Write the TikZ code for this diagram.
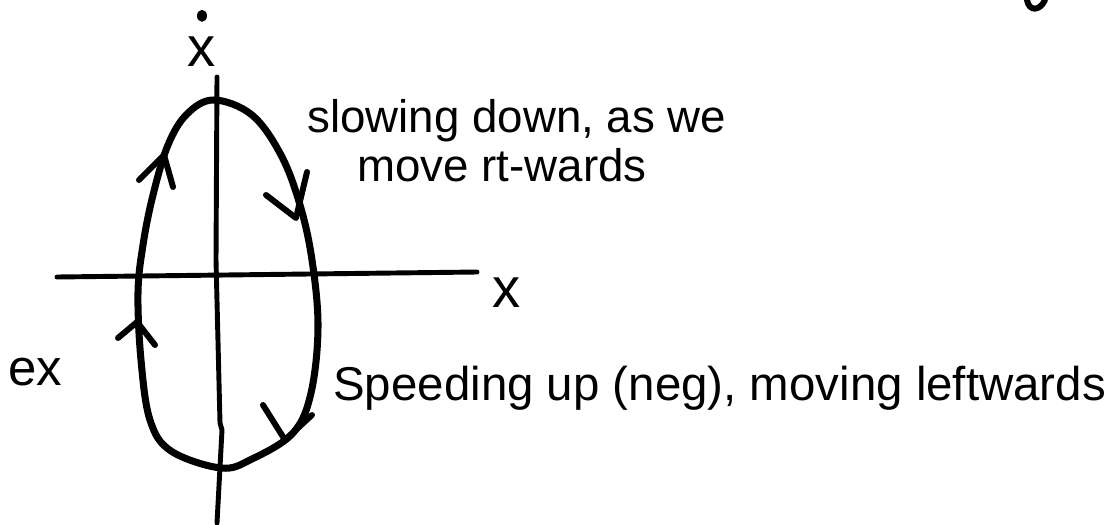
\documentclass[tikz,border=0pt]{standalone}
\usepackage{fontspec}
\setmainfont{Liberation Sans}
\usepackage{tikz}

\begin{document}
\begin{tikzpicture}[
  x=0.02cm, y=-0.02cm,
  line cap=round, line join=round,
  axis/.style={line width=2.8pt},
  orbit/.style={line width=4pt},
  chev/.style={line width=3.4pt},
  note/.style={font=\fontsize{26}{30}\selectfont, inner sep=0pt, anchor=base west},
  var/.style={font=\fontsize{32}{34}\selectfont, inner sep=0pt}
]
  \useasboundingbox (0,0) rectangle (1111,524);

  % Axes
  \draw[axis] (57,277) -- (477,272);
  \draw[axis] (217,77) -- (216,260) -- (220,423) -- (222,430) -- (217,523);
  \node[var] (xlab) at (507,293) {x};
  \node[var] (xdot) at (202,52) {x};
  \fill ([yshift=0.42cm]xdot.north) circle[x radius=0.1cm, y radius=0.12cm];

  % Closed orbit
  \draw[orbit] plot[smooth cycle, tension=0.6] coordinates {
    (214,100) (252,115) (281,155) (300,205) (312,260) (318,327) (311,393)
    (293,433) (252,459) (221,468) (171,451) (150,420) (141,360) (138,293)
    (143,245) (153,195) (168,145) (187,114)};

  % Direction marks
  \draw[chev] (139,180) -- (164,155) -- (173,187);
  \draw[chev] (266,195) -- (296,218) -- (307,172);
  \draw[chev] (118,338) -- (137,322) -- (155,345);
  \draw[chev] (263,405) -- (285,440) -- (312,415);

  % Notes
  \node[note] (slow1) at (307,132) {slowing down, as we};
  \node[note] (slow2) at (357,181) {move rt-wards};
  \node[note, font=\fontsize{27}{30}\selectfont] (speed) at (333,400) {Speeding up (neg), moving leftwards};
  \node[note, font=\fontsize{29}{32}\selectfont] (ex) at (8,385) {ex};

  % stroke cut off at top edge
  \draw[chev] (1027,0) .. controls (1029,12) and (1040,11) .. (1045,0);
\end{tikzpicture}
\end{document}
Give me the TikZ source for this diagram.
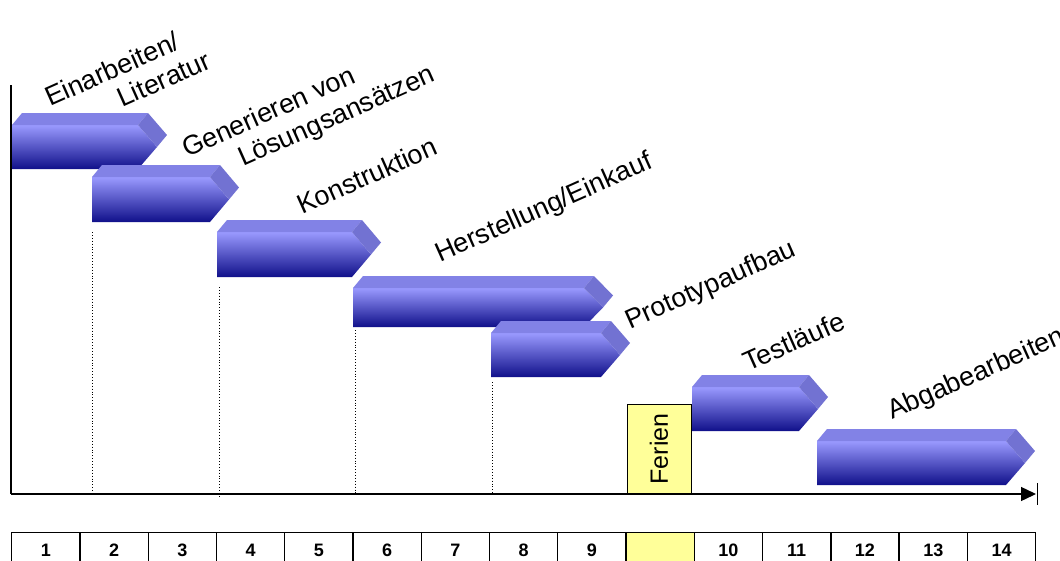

-------------------------

WORK TO BE COMPLETED:
Pull out every line in the material above where "diagram" occurs.

FINAL RESULT:
Write the TikZ code for this diagram.
Give me the TikZ source for this diagram.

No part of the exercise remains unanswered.